— Exercise brief —
Transcribe the listing verbatim. Do not carry over any pictures.
:: Supplied information
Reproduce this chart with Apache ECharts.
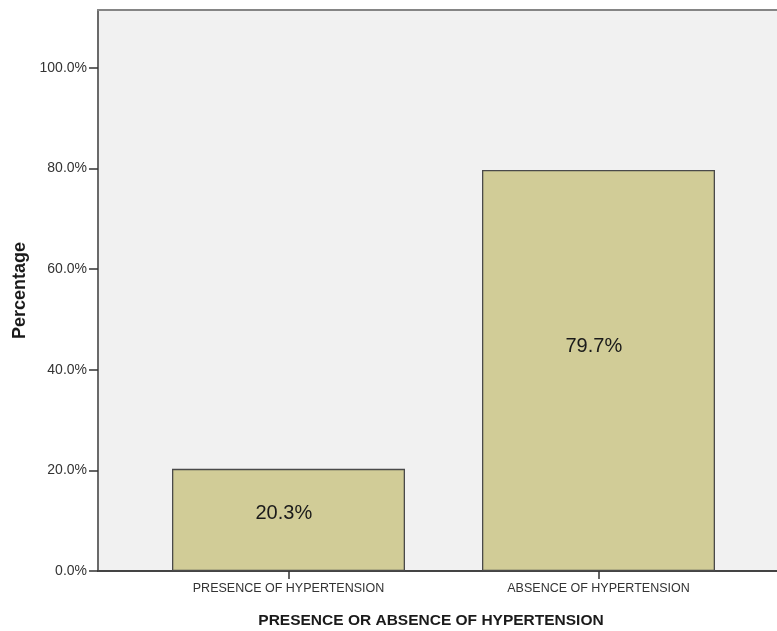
<!DOCTYPE html>
<html>
<head>
<meta charset="utf-8">
<script src="https://cdn.jsdelivr.net/npm/echarts@6/dist/echarts.min.js"></script>
<style>
  html, body { margin: 0; padding: 0; background: #ffffff; }
  #chart { width: 777px; height: 631px; }
</style>
</head>
<body>
<div id="chart"></div>
<script>
const categories = ['PRESENCE OF HYPERTENSION', 'ABSENCE OF HYPERTENSION'];
const percentages = [20.3, 79.7];
const yTickValues = [0, 20, 40, 60, 80, 100];
const xTitle = 'PRESENCE OR ABSENCE OF HYPERTENSION';
const yTitle = 'Percentage';

const FONT = '"Liberation Sans", Arial, sans-serif';
const chart = echarts.init(document.getElementById('chart'), null, { renderer: 'canvas' });

chart.setOption({
  animation: false,
  backgroundColor: '#ffffff',
  textStyle: { fontFamily: FONT },
  grid: [
    { left: 98, top: 10, right: 0, bottom: 60, show: true,
      backgroundColor: '#f1f1f1', borderWidth: 0, containLabel: false },
    { left: 133.5, top: 10, right: 23.5, bottom: 60, containLabel: false }
  ],
  xAxis: [
    { type: 'value', gridIndex: 0, min: 0, max: 1, position: 'bottom',
      axisLine: { show: true, lineStyle: { color: '#444444', width: 2 } },
      axisTick: { show: false }, axisLabel: { show: false }, splitLine: { show: false } },
    { type: 'category', gridIndex: 1, data: categories,
      axisLine: { show: false },
      axisTick: { show: true, alignWithLabel: true, length: 8, lineStyle: { color: '#333333', width: 1.5 } },
      axisLabel: { fontSize: 12.5, color: '#333333', margin: 11, fontFamily: FONT },
      splitLine: { show: false } },
    { type: 'value', gridIndex: 0, min: 0, max: 1, position: 'top',
      axisLine: { show: true, lineStyle: { color: '#858585', width: 2 } },
      axisTick: { show: false }, axisLabel: { show: false }, splitLine: { show: false } }
  ],
  yAxis: [
    { type: 'value', gridIndex: 0, min: 0, max: 111.5,
      name: yTitle, nameLocation: 'middle', nameGap: 67, nameRotate: 90,
      nameTextStyle: { fontSize: 18, fontWeight: 'bold', color: '#1a1a1a', fontFamily: FONT },
      axisLine: { show: true, lineStyle: { color: '#6a6a6a', width: 2 } },
      axisTick: { show: true, inside: false, customValues: yTickValues, length: 9, lineStyle: { color: '#333333', width: 1.5 } },
      axisLabel: { customValues: yTickValues, fontSize: 14, color: '#333333', margin: 11, fontFamily: FONT,
        formatter: v => v.toFixed(1) + '%' },
      splitLine: { show: false } },
    { type: 'value', gridIndex: 1, min: 0, max: 111.5, show: false }
  ],
  series: [{
    type: 'bar',
    xAxisIndex: 1, yAxisIndex: 1,
    data: percentages,
    barWidth: 233,
    itemStyle: { color: '#d1cc97', borderColor: '#4a4a4a', borderWidth: 1.3 },
    label: {
      show: true, position: ['48%', '44%'], align: 'center', verticalAlign: 'middle',
      fontSize: 20, color: '#1a1a1a', fontFamily: FONT,
      formatter: p => p.value.toFixed(1) + '%'
    }
  }],
  graphic: [{
    type: 'text', x: 431, y: 621,
    style: { text: xTitle, textAlign: 'center', textVerticalAlign: 'middle',
      font: 'bold 15.5px "Liberation Sans", Arial, sans-serif', fill: '#1a1a1a' }
  }]
});
</script>
</body>
</html>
::::
— Task response —
Reproduce this chart with Apache ECharts.
<!DOCTYPE html>
<html>
<head>
<meta charset="utf-8">
<script src="https://cdn.jsdelivr.net/npm/echarts@6/dist/echarts.min.js"></script>
<style>
  html, body { margin: 0; padding: 0; background: #ffffff; }
  #chart { width: 777px; height: 631px; }
</style>
</head>
<body>
<div id="chart"></div>
<script>
const categories = ['PRESENCE OF HYPERTENSION', 'ABSENCE OF HYPERTENSION'];
const percentages = [20.3, 79.7];
const yTickValues = [0, 20, 40, 60, 80, 100];
const xTitle = 'PRESENCE OR ABSENCE OF HYPERTENSION';
const yTitle = 'Percentage';

const FONT = '"Liberation Sans", Arial, sans-serif';
const chart = echarts.init(document.getElementById('chart'), null, { renderer: 'canvas' });

chart.setOption({
  animation: false,
  backgroundColor: '#ffffff',
  textStyle: { fontFamily: FONT },
  grid: [
    { left: 98, top: 10, right: 0, bottom: 60, show: true,
      backgroundColor: '#f1f1f1', borderWidth: 0, containLabel: false },
    { left: 133.5, top: 10, right: 23.5, bottom: 60, containLabel: false }
  ],
  xAxis: [
    { type: 'value', gridIndex: 0, min: 0, max: 1, position: 'bottom',
      axisLine: { show: true, lineStyle: { color: '#444444', width: 2 } },
      axisTick: { show: false }, axisLabel: { show: false }, splitLine: { show: false } },
    { type: 'category', gridIndex: 1, data: categories,
      axisLine: { show: false },
      axisTick: { show: true, alignWithLabel: true, length: 8, lineStyle: { color: '#333333', width: 1.5 } },
      axisLabel: { fontSize: 12.5, color: '#333333', margin: 11, fontFamily: FONT },
      splitLine: { show: false } },
    { type: 'value', gridIndex: 0, min: 0, max: 1, position: 'top',
      axisLine: { show: true, lineStyle: { color: '#858585', width: 2 } },
      axisTick: { show: false }, axisLabel: { show: false }, splitLine: { show: false } }
  ],
  yAxis: [
    { type: 'value', gridIndex: 0, min: 0, max: 111.5,
      name: yTitle, nameLocation: 'middle', nameGap: 67, nameRotate: 90,
      nameTextStyle: { fontSize: 18, fontWeight: 'bold', color: '#1a1a1a', fontFamily: FONT },
      axisLine: { show: true, lineStyle: { color: '#6a6a6a', width: 2 } },
      axisTick: { show: true, inside: false, customValues: yTickValues, length: 9, lineStyle: { color: '#333333', width: 1.5 } },
      axisLabel: { customValues: yTickValues, fontSize: 14, color: '#333333', margin: 11, fontFamily: FONT,
        formatter: v => v.toFixed(1) + '%' },
      splitLine: { show: false } },
    { type: 'value', gridIndex: 1, min: 0, max: 111.5, show: false }
  ],
  series: [{
    type: 'bar',
    xAxisIndex: 1, yAxisIndex: 1,
    data: percentages,
    barWidth: 233,
    itemStyle: { color: '#d1cc97', borderColor: '#4a4a4a', borderWidth: 1.3 },
    label: {
      show: true, position: ['48%', '44%'], align: 'center', verticalAlign: 'middle',
      fontSize: 20, color: '#1a1a1a', fontFamily: FONT,
      formatter: p => p.value.toFixed(1) + '%'
    }
  }],
  graphic: [{
    type: 'text', x: 431, y: 621,
    style: { text: xTitle, textAlign: 'center', textVerticalAlign: 'middle',
      font: 'bold 15.5px "Liberation Sans", Arial, sans-serif', fill: '#1a1a1a' }
  }]
});
</script>
</body>
</html>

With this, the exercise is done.